Dataset extract =>
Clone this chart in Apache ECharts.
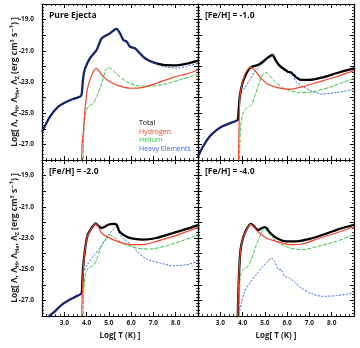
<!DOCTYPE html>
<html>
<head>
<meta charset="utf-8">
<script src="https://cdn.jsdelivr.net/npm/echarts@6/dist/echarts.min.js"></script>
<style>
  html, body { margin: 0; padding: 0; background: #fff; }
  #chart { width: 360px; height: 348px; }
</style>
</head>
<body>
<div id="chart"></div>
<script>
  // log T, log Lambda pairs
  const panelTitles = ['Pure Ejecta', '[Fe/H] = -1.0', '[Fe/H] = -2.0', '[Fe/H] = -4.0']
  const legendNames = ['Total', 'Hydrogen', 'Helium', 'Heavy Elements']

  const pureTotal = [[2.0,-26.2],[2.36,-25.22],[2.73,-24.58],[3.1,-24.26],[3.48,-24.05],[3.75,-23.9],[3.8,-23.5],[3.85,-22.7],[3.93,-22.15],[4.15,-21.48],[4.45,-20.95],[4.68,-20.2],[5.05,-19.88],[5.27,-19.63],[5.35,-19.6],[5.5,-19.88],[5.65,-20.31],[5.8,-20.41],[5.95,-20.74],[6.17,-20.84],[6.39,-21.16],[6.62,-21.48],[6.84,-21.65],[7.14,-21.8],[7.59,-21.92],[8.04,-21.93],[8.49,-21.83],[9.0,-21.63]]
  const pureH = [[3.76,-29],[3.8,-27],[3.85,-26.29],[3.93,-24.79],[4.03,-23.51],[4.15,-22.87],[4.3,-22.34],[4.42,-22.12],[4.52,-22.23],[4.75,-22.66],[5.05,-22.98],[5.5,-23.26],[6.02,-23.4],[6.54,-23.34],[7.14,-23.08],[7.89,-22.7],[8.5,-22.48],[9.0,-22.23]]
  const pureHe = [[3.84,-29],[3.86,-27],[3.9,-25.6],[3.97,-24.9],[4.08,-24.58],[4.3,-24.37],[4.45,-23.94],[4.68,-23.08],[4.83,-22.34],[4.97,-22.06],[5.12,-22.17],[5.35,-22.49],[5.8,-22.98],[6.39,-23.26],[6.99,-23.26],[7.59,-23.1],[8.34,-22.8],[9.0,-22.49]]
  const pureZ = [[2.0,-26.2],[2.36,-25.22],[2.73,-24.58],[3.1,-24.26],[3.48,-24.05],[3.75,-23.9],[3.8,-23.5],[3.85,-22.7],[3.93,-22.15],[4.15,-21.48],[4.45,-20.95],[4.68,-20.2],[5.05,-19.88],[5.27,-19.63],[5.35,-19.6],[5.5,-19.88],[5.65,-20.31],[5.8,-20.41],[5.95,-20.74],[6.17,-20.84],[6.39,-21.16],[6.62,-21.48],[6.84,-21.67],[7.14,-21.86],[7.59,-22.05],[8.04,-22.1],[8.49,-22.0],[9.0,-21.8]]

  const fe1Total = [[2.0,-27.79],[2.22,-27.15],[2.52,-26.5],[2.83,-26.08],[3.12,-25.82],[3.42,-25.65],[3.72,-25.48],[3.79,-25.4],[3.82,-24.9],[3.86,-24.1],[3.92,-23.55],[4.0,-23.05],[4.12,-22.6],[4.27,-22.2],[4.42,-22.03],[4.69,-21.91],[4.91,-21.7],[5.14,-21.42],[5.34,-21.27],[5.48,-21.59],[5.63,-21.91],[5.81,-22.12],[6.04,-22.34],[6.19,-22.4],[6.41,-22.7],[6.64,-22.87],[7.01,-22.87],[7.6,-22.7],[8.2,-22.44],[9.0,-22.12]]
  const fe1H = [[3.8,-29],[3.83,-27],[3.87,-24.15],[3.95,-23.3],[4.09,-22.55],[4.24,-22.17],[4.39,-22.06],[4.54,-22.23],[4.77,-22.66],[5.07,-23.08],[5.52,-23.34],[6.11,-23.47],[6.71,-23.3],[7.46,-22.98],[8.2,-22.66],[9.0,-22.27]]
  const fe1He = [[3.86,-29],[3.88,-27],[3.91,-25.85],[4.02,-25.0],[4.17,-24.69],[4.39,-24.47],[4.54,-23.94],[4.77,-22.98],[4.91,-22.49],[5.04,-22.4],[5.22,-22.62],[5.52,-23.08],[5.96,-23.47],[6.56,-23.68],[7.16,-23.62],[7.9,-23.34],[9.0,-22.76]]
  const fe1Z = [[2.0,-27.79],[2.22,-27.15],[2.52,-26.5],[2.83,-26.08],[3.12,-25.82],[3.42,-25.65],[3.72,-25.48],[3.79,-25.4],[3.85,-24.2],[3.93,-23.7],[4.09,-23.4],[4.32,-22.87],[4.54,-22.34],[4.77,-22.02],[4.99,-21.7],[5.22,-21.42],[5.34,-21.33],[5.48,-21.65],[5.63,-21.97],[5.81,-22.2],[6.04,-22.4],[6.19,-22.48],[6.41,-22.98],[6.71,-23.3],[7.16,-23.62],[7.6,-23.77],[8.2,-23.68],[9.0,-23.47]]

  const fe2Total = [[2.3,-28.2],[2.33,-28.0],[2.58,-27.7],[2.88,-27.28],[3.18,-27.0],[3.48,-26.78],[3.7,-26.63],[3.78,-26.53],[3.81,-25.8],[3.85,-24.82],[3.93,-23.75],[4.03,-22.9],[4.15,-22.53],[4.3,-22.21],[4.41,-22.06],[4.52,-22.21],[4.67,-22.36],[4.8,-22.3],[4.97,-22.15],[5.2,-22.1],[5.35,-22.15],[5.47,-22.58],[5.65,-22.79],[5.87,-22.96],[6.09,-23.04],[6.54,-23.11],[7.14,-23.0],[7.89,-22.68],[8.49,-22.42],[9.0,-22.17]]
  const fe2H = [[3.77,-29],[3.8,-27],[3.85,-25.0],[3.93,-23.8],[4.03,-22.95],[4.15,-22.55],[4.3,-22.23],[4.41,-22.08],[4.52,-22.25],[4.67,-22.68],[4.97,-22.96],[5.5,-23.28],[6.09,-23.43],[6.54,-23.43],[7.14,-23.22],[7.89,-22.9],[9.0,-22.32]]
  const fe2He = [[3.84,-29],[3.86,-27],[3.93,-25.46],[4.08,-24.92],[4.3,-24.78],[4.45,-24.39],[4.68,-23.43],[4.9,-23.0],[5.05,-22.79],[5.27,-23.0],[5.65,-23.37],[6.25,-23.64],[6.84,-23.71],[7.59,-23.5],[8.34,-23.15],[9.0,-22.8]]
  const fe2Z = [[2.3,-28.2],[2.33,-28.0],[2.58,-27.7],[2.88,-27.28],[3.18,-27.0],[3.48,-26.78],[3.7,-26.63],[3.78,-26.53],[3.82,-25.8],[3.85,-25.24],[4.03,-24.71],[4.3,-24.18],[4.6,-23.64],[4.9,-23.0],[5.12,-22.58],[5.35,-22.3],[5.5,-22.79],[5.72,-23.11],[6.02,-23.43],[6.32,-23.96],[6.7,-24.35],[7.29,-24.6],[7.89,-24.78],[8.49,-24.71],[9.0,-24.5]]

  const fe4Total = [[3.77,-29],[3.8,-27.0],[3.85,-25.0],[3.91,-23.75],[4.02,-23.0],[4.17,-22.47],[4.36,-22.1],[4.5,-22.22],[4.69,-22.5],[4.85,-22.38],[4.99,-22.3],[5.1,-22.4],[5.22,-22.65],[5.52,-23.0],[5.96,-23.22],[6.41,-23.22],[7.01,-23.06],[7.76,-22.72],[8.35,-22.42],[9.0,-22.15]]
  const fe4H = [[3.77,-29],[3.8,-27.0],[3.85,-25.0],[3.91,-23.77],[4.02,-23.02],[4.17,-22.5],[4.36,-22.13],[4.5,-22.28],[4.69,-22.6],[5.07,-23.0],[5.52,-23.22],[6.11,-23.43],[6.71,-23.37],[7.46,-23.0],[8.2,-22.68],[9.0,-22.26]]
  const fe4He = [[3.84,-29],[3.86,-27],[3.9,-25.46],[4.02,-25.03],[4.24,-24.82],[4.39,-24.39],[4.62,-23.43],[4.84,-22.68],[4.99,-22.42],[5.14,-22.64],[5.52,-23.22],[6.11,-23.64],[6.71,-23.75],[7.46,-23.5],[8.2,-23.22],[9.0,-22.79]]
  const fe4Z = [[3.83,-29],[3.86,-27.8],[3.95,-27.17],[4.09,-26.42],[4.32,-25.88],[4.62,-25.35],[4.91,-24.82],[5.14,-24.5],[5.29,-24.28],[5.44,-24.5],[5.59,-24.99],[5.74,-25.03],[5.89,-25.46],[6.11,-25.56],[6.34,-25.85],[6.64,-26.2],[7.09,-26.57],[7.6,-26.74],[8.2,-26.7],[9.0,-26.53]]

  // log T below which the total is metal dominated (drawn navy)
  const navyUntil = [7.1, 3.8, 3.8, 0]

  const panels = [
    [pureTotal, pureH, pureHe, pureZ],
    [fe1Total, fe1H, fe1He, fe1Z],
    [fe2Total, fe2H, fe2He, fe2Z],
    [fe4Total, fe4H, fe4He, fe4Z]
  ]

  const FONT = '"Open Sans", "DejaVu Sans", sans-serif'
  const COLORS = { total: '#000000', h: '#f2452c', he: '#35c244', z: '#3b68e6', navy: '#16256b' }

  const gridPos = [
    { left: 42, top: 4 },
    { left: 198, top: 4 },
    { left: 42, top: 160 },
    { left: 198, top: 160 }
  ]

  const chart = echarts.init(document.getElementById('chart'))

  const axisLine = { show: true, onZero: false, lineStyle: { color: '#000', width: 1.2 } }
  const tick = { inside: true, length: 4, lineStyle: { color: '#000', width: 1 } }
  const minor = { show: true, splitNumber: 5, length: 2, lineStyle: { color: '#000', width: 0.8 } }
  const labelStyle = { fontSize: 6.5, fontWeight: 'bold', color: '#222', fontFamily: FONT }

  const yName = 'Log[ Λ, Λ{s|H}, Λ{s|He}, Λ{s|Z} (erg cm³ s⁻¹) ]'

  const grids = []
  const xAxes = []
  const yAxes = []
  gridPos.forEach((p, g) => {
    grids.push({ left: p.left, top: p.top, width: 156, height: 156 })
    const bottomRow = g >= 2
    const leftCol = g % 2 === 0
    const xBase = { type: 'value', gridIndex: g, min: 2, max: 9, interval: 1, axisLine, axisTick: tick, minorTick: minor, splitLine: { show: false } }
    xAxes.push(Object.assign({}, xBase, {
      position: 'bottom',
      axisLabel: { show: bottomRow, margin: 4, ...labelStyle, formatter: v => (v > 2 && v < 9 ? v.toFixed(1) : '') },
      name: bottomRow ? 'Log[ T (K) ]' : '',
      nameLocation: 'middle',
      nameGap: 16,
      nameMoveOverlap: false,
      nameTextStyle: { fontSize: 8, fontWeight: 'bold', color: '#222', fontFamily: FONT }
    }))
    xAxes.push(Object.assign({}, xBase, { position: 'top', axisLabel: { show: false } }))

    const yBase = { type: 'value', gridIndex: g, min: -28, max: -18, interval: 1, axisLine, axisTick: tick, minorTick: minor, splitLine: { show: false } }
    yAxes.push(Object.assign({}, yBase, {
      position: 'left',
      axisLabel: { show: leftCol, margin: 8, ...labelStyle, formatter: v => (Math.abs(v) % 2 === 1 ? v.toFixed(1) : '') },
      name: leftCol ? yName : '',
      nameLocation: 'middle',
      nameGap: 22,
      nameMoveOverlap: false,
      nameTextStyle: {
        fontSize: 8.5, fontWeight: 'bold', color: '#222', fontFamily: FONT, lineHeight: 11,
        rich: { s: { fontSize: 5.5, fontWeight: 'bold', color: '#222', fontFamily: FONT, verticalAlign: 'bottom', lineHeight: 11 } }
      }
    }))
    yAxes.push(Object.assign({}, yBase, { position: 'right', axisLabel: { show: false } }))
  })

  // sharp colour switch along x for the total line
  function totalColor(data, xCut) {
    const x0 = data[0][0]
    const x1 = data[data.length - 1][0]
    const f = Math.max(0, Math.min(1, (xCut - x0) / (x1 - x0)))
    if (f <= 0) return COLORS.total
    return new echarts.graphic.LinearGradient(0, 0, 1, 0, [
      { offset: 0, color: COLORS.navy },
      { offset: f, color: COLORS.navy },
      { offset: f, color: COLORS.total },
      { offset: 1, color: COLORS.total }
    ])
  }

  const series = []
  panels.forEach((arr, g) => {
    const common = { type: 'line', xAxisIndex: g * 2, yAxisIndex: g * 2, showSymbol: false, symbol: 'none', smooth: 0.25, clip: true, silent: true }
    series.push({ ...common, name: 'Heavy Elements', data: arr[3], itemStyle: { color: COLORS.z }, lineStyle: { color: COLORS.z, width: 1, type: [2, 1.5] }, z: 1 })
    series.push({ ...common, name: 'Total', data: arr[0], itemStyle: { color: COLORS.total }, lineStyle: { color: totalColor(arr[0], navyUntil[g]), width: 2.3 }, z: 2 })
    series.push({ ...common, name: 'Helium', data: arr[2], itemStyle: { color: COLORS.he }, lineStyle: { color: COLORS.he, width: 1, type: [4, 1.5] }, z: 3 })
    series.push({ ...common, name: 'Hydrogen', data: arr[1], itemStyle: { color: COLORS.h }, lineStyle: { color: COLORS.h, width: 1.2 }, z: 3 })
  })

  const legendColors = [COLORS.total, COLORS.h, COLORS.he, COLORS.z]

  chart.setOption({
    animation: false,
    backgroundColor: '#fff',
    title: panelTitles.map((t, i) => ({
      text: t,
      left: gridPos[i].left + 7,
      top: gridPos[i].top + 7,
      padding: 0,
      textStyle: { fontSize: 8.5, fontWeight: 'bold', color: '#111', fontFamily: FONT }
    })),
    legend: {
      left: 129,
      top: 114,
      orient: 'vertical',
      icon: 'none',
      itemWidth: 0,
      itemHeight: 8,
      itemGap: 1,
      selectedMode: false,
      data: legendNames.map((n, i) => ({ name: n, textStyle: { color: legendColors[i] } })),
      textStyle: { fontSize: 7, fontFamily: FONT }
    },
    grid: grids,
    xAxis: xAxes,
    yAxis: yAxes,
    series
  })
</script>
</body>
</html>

Goal of the exercise => Please reproduce the listing exactly from its opening line through the line that contains "const legendNames = ['Total', 'Hydrogen', 'Helium', 'Heavy", both included, with all pictures omitted.

Expected output =>
Clone this chart in Apache ECharts.
<!DOCTYPE html>
<html>
<head>
<meta charset="utf-8">
<script src="https://cdn.jsdelivr.net/npm/echarts@6/dist/echarts.min.js"></script>
<style>
  html, body { margin: 0; padding: 0; background: #fff; }
  #chart { width: 360px; height: 348px; }
</style>
</head>
<body>
<div id="chart"></div>
<script>
  // log T, log Lambda pairs
  const panelTitles = ['Pure Ejecta', '[Fe/H] = -1.0', '[Fe/H] = -2.0', '[Fe/H] = -4.0']
  const legendNames = ['Total', 'Hydrogen', 'Helium', 'Heavy Elements']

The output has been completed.